About Page – This page is a place to go into more detail about your mission and explain to your audience what your organisation is all about. You can include why it matters to you and how you hope to achieve your mission.

News and Events – This is a place to showcase your good works and inform your audience of upcoming events.

Get Involved – Tell your audience what they can do to help your cause such as volunteering. As well as placing a donation button on your homepage, you can also add one here.

Blog – As mentioned earlier in the article, a blog is a great communication tool that every organisation should have.

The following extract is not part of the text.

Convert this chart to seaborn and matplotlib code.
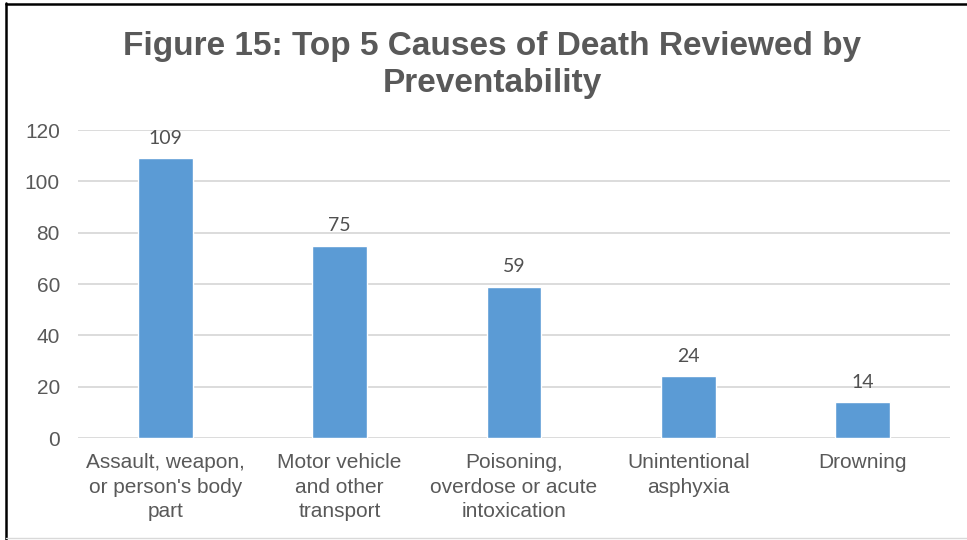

Ensure to encourage blog subscribers so you can build an audience for email campaigns.

Contact Page – Last but not least, you need a contact page where people can get in touch with you easily. Add a convenient contact form with just a few fields; Name, Email Address, Query. You can also add a contact form at the bottom of your homepage if you like.

6) Connect Your Social Media Channels

Finally, connect your social media channels to your website. This can be done with social media buttons that can be placed on your web pages. Next, add your website to your social media channels. You want to make connecting with you across multiple platforms as easy as possible by linking them all up. Doing so will enable your followers on social media to quickly find your website and/or blog, and vice versa.


Building a non-profit website might seem a bit daunting, especially if you’ve never done anything like it before. But, many of the steps involved are not as complicated as they may seem. Website-builders are particularly helpful because they walk you through many of the steps and take care of some aspects, like website hosting, for you. Take it one step at a time and you will have your non-profit site up and running.